Monday, December 22, 2014

Vinh

A message from Principal Wendy Fletcher

Please join me in welcoming Vinh Nguyen to Renison University College, and who will be joining us on July 1, 2015. Vinh was born in Ho Chi Minh City and immigrated to Canada at the age of eleven. Currently, he is completing his doctorate in the Department of English and Cultural Studies at McMaster University, where he also holds a Vanier Canada Graduate Scholarship. Vinh will join as Assistant Professor of Diasporic Literatures in English, and will be cross-appointed in the Departments of Humanities and East Asian Studies.

Vinh will also be a member of the English Discipline Group, and a faculty member associated with the Department of English Language and Literature at the University of Waterloo.  He will be offering a variety of English courses on behalf of Renison and will contribute to the delivery of the undergraduate programs in English, which under the AFIW agreement are jointly delivered by Renison, St. Jerome's, and main campus English faculty.

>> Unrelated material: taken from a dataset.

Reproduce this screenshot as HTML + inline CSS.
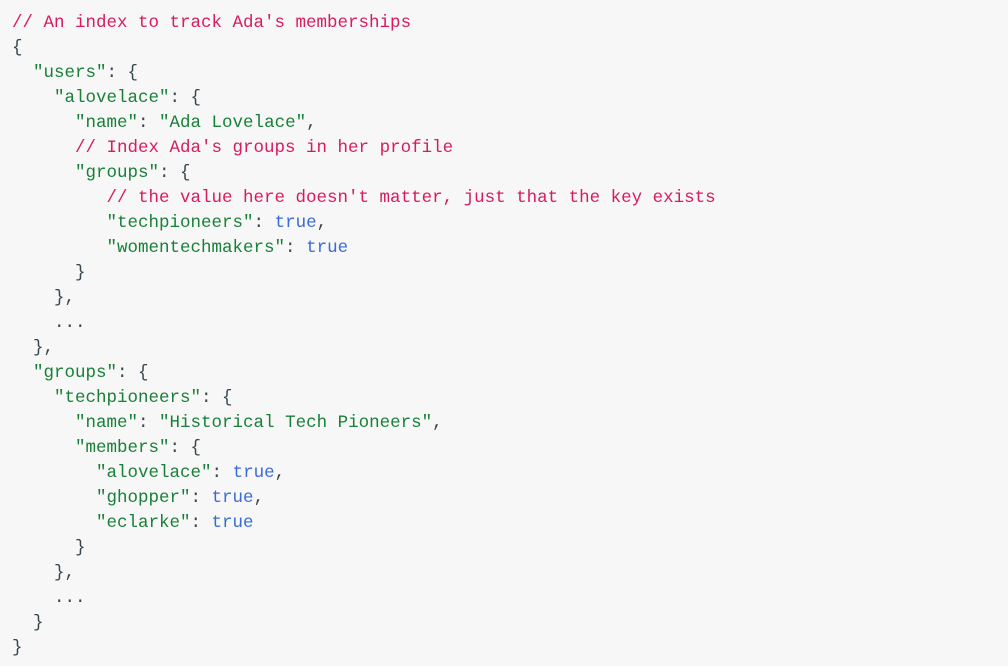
<!DOCTYPE html>
<html><head><style>
html,body{margin:0;padding:0;background:#fff;}
.box{position:absolute;left:0;top:0;width:1008px;height:666px;background:#f7f7f7;overflow:hidden;}
pre{margin:0;position:absolute;left:12px;top:11px;font-family:"Liberation Mono",monospace;font-size:17.5px;line-height:25px;color:#37474f;}
.c{color:#d81b60}.s{color:#188038}.b{color:#3a6bd6}
</style></head><body><div class="box"><pre><span class="c">// An index to track Ada's memberships</span>
{
  <span class="s">"users"</span>: {
    <span class="s">"alovelace"</span>: {
      <span class="s">"name"</span>: <span class="s">"Ada Lovelace"</span>,
      <span class="c">// Index Ada's groups in her profile</span>
      <span class="s">"groups"</span>: {
         <span class="c">// the value here doesn't matter, just that the key exists</span>
         <span class="s">"techpioneers"</span>: <span class="b">true</span>,
         <span class="s">"womentechmakers"</span>: <span class="b">true</span>
      }
    },
    ...
  },
  <span class="s">"groups"</span>: {
    <span class="s">"techpioneers"</span>: {
      <span class="s">"name"</span>: <span class="s">"Historical Tech Pioneers"</span>,
      <span class="s">"members"</span>: {
        <span class="s">"alovelace"</span>: <span class="b">true</span>,
        <span class="s">"ghopper"</span>: <span class="b">true</span>,
        <span class="s">"eclarke"</span>: <span class="b">true</span>
      }
    },
    ...
  }
}</pre></div></body></html>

Vinh’s dissertation, Diasporic Feelings: Refugee Subjectivity and the War in Vietnam, “examines how the ‘figure of the refugee’ both illuminates and complicates conventional understandings of nationhood, citizenship, and belonging, and in doing so, imagines alternative ways to think about history as well as socio-political formations to come.”
 
He has a number of future projects in mind as well. Traces of Empire, Subjects of War, a comparative study of American imperialism in Asia. In particular, it will take four major imperialist wars in Asia—the Philippine-American War (1899-1902), the Pacific War (1941-1945), the War in Korea (1950-1953), and the War in Viet Nam (1955-1975)—as coordinates from which to explore the displacement, migration, and formation of Asian- American subjectivities and communities. The Sexuality of Asylum, on the other hand, considers the kinds of sexual identity narratives that asylum seekers tell to various institutions—the government, the media, and the general public—and how they are received. Vinh is interested in how particular understandings of sexuality, citizenship, and belonging are deployed, entangled, and produced in these narratives. How do they reinforce or challenge the organizing framework of the liberal, heteronormative nation-state? How can storytelling aid asylum seekers in making sense of their own lives and experiences?
 
We are delighted that this most promising young scholar is joining us here. Welcome to the Renison community, Vinh!